Ignoring the prefix for ENV variables was an initial design decision. The reason for it was that we have to filter the environment (by using a prefix) so we don't read the whole environment, and in general we couldn't guarantee that there would be no clashes between the services. For example, this allowed us to put two services together in the same box without having to change env variables within the services. We had a DATABASE env variable that was distinct between the two services and this allowed us to define two env variables, SERVICE1DATABASE and SERVICE2DATABASE without having to change the internals

velykanov commented 2 years ago

Ok, let's say that sounds logical (but I still think there's an information loss. Despite using configs['DATABASE'] inside both SERVICE1 and/or SERVICE2 you still need to pass that service name as a prefix, right? So there will be some "service-aware" part of the code)

Going back to my example of having INI file where each section represents application/service configuration and config function allows you to put several configs sources, which is a great mechanism to override configurations based on their priority (order). Current implementation doesn't allow me to do that which doesn't make any sense. So it would work in case my INI file contains configs without sections, but that wouldn't allow me to keep single INI file per different services.

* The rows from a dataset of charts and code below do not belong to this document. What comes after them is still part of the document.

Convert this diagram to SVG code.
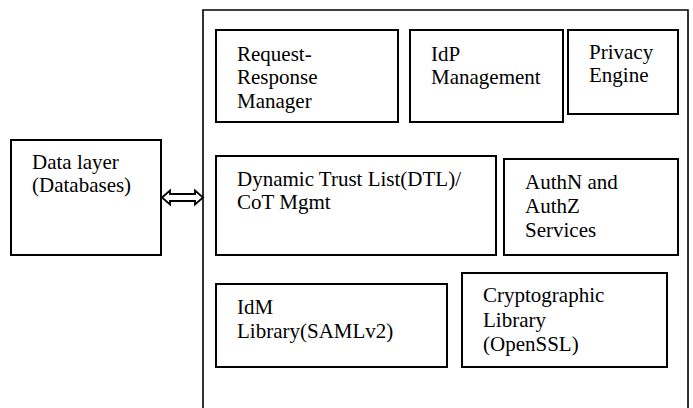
<svg xmlns="http://www.w3.org/2000/svg" width="693" height="408" viewBox="0 0 693 408">
<style>
.box{fill:#fff;stroke:#000;stroke-width:2}
.outer{fill:none;stroke:#000;stroke-width:1.6}
.t{font-family:'Liberation Serif','Times New Roman',Times,serif;font-size:21px;fill:#000}
.arrow{fill:#fff;stroke:#000;stroke-width:1.8;stroke-linejoin:miter}
</style>
<rect width="693" height="408" fill="#fff"/>
<g id="container"><path class="outer" d="M203,420 V10 H688 V420"/></g>
<g id="data-layer"><rect class="box" x="11" y="140" width="150" height="115"/><text class="t" x="32" y="169">Data layer</text><text class="t" x="32" y="192">(Databases)</text></g>
<g id="request-response"><rect class="box" x="216" y="30" width="182" height="92"/><text class="t" x="237" y="61">Request-</text><text class="t" x="237" y="84">Response</text><text class="t" x="237" y="107.5">Manager</text></g>
<g id="idp-management"><rect class="box" x="410" y="30" width="153" height="92"/><text class="t" x="431" y="61">IdP</text><text class="t" x="431" y="84">Management</text></g>
<g id="privacy-engine"><rect class="box" x="568" y="30" width="110" height="84"/><text class="t" x="589" y="59">Privacy</text><text class="t" x="589" y="82">Engine</text></g>
<g id="dtl"><rect class="box" x="216" y="156" width="280" height="99"/><text class="t" x="237" y="186">Dynamic Trust List(DTL)/</text><text class="t" x="237" y="209">CoT Mgmt</text></g>
<g id="authn"><rect class="box" x="504" y="159" width="174" height="96"/><text class="t" x="525" y="189">AuthN and</text><text class="t" x="525" y="213">AuthZ</text><text class="t" x="525" y="237">Services</text></g>
<g id="idm-library"><rect class="box" x="216" y="284" width="231" height="83"/><text class="t" x="237" y="314">IdM</text><text class="t" x="237" y="337.5">Library(SAMLv2)</text></g>
<g id="crypto"><rect class="box" x="462" y="273" width="205" height="94"/><text class="t" x="483" y="302">Cryptographic</text><text class="t" x="483" y="327">Library</text><text class="t" x="483" y="351">(OpenSSL)</text></g>
<g id="connectors"><path class="arrow" d="M162,197.5 L170,190.5 V194 H195 V190.5 L203,197.5 L195,204.5 V201 H170 V204.5 Z"/></g>
</svg>
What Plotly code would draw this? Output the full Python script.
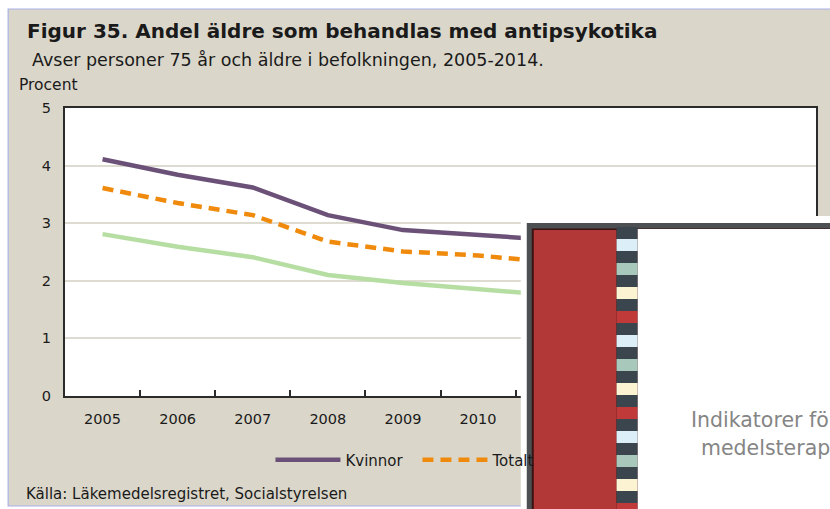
import plotly.graph_objects as go

# ---- data ----
years = ["2005", "2006", "2007", "2008", "2009", "2010", "2011", "2012", "2013", "2014"]
kvinnor = [4.11, 3.84, 3.62, 3.14, 2.88, 2.80, 2.71, None, None, None]
totalt = [3.61, 3.35, 3.14, 2.68, 2.51, 2.44, 2.32, None, None, None]
man = [2.81, 2.59, 2.41, 2.10, 1.96, 1.85, 1.75, None, None, None]
y_ticks = [0, 1, 2, 3, 4, 5]

title = "Figur 35. Andel äldre som behandlas med antipsykotika"
subtitle = "Avser personer 75 år och äldre i befolkningen, 2005-2014."
ylabel = "Procent"
source = "Källa: Läkemedelsregistret, Socialstyrelsen"

# ---- geometry (pixels) ----
FW, FH = 830, 509
L, R, T, B = 65, 818, 108, 396
W, H = R - L, B - T


def px(x):
    return (x - L) / W


def py(y):
    return (B - y) / H


FONT = "DejaVu Sans"
BEIGE = "#dad7ca"

fig = go.Figure()
fig.add_trace(go.Scatter(x=years, y=kvinnor, name="Kvinnor", mode="lines",
                         line=dict(color="#6b5178", width=4.5)))
fig.add_trace(go.Scatter(x=years, y=totalt, name="Totalt", mode="lines",
                         line=dict(color="#ef8a0c", width=4.5, dash="11px,7px")))
# third legend entry lies under the overlaid picture in the reference
fig.add_trace(go.Scatter(x=years, y=man, name="Män", mode="lines", showlegend=False,
                         line=dict(color="#b6dea3", width=4.5)))

shapes = []
# outer white strips + frame of beige panel
shapes.append(dict(type="rect", xref="paper", yref="paper", x0=px(-5), x1=px(FW + 5), y0=py(-5), y1=py(9),
                   fillcolor="white", line=dict(width=0), layer="above"))
shapes.append(dict(type="rect", xref="paper", yref="paper", x0=px(-5), x1=px(8), y0=py(FH + 5), y1=py(-5),
                   fillcolor="white", line=dict(width=0), layer="above"))
shapes.append(dict(type="rect", xref="paper", yref="paper", x0=px(-5), x1=px(FW + 5), y0=py(FH + 5), y1=py(506),
                   fillcolor="white", line=dict(width=0), layer="above"))
shapes.append(dict(type="rect", xref="paper", yref="paper", x0=px(8), x1=px(FW + 5), y0=py(506), y1=py(9),
                   fillcolor="rgba(0,0,0,0)", line=dict(width=1.2, color="#aab0e6"), layer="above"))

# overlay picture (cover of another report) in bottom right
shapes.append(dict(type="rect", xref="paper", yref="paper", x0=px(522), x1=px(FW + 5), y0=py(FH + 5), y1=py(216),
                   fillcolor="white", line=dict(width=0), layer="above"))
shapes.append(dict(type="rect", xref="paper", yref="paper", x0=px(528), x1=px(FW + 5), y0=py(FH + 5), y1=py(223),
                   fillcolor="#4d5052", line=dict(width=0), layer="above"))
shapes.append(dict(type="rect", xref="paper", yref="paper", x0=px(533), x1=px(FW + 5), y0=py(FH + 5), y1=py(228.5),
                   fillcolor="#3a1212", line=dict(width=0), layer="above"))
shapes.append(dict(type="rect", xref="paper", yref="paper", x0=px(535), x1=px(618), y0=py(FH + 5), y1=py(230),
                   fillcolor="#b23737", line=dict(width=0), layer="above"))
shapes.append(dict(type="rect", xref="paper", yref="paper", x0=px(639), x1=px(FW + 5), y0=py(FH + 5), y1=py(229),
                   fillcolor="white", line=dict(width=0), layer="above"))
stripe_cols = ["#3b454d", "#dceef7", "#3b454d", "#a8c8bb", "#3b454d", "#fbf3d2", "#3b454d", "#c03a3a"]
y0s = 227
k = 0
while y0s < FH:
    shapes.append(dict(type="rect", xref="paper", yref="paper", x0=px(618), x1=px(639),
                       y0=py(min(y0s + 12, FH + 5)), y1=py(y0s),
                       fillcolor=stripe_cols[k % 8], line=dict(width=0), layer="above"))
    y0s += 12
    k += 1

annotations = [
    dict(text="<b>" + title + "</b>", x=px(25), y=py(31), xref="paper", yref="paper",
         xanchor="left", yanchor="middle", showarrow=False, font=dict(family=FONT, size=20, color="#1a1a1a")),
    dict(text=subtitle, x=px(30), y=py(60), xref="paper", yref="paper",
         xanchor="left", yanchor="middle", showarrow=False, font=dict(family=FONT, size=17.5, color="#1a1a1a")),
    dict(text=ylabel, x=px(17), y=py(85), xref="paper", yref="paper",
         xanchor="left", yanchor="middle", showarrow=False, font=dict(family=FONT, size=15.5, color="#1a1a1a")),
    dict(text=source, x=px(24), y=py(494), xref="paper", yref="paper",
         xanchor="left", yanchor="middle", showarrow=False, font=dict(family=FONT, size=15, color="#1a1a1a")),
    dict(text="Indikatorer för god läke-", x=px(691), y=py(420), xref="paper", yref="paper",
         xanchor="left", yanchor="middle", showarrow=False, font=dict(family=FONT, size=20.5, color="#858585")),
    dict(text="medelsterapi hos äldre", x=px(701), y=py(448), xref="paper", yref="paper",
         xanchor="left", yanchor="middle", showarrow=False, font=dict(family=FONT, size=20.5, color="#858585")),
]

fig.update_layout(
    width=FW, height=FH,
    margin=dict(l=L, r=FW - R, t=T, b=FH - B, pad=0),
    paper_bgcolor=BEIGE, plot_bgcolor="white",
    font=dict(family=FONT, size=14, color="#1a1a1a"),
    showlegend=True,
    legend=dict(orientation="h", x=px(271), y=py(460), xanchor="left", yanchor="middle",
                bgcolor="rgba(0,0,0,0)", font=dict(family=FONT, size=15, color="#1a1a1a"),
                itemwidth=65, entrywidth=67, entrywidthmode="pixels", tracegroupgap=0),
    shapes=shapes,
    annotations=annotations,
)
fig.update_xaxes(type="category", categoryorder="array", categoryarray=years,
                 range=[-0.5, len(years) - 0.5],
                 showgrid=False, showline=True, mirror=True, linecolor="#2b2b2b", linewidth=2,
                 ticks="inside", tickson="boundaries", ticklen=6, tickwidth=1.5, tickcolor="#2b2b2b",
                 ticklabelstandoff=9, tickfont=dict(family=FONT, size=14.5, color="#1a1a1a"), fixedrange=True)
fig.update_yaxes(range=[0, 5], tickvals=y_ticks, showgrid=True, gridcolor="#dedbd1", gridwidth=1.5,
                 showline=True, mirror=True, linecolor="#2b2b2b", linewidth=2, ticks="",
                 ticklabelstandoff=9, zeroline=False, tickfont=dict(family=FONT, size=14.5, color="#1a1a1a"),
                 fixedrange=True)

fig.write_html("out.html", config={"displayModeBar": False},
               post_script="document.body.style.margin='0px';document.body.style.overflow='hidden';")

Moreover, let's do the same with SERVICE1 and SERVICE2, and let's assume that env variables have higher priority than config INI file (so we would read configs like configs = config('config.ini', 'env', prefix='SERVICE1', separator='__')):

config.ini

[SERVICE1]
DATABASE = example.com/db1

[SERVICE2]
DATABASE = example.com/db2

env:

export SERVICE1__DATABASE=example.com/env_db1

Instead of calling function once for SERVICE1 and enjoy DATABASE value to be example.com/env_db1 I must perform extra actions like unpacking dicts or calling function twice (and again in both cases I'd need to organise my code in specific order to provide prioritization, which config function already has inside - logic duplication, isn't it?)

tr11 commented 2 years ago

Would your use case be covered by passing the prefix to the section_prefix parameter on the INI files?

velykanov commented 2 years ago

Partially yes

There are 2 problems remain:

  1. There's no possibility to pass kwargs for different configuration loaders through config function (yet?)
  2. As we would load data from INI file by a single section only that wouldn't allow us to have other sections within the same call (if I understand things correctly)

Let's say you have an application which spins other ones on demand (let's say you're spinning python environments per users requests and java environments) + the logic with env vars remains Each of those envs should have it's own config, i.e.:

[PYTHON_ENV]
...

[JAVA_ENV]
...

And our main application should perform single configs read at the beginning and use those to spin up envs With what you're suggesting that would look like:

configs = {
    'python_env': config('config.ini', 'env', prefix='MAIN_APP', separator='__', section_prefix='PYTHON_ENV'),
    'java_env': config('config.ini', 'env', prefix='MAIN_APP', separator='__', section_prefix='JAVA_ENV'),
}

but of course, that would mixin env vars into configs

tr11 commented 2 years ago

I was thinking that the prefix from the config function would be passed to the section_prefix from the INI parser. I'm not sure we'll be able to mix and match the two in the config function cleanly, though.

I'm not sure 1. will ever happen as it may do a bit too much and never cover all use cases. For more complicated use cases, we'd be able to call the constructor of the ConfigurationSet directly to specify different prefix/parameter behaviors. Agreed with 2., we'd have to call the configs multiple times to filter with distinct prefixes.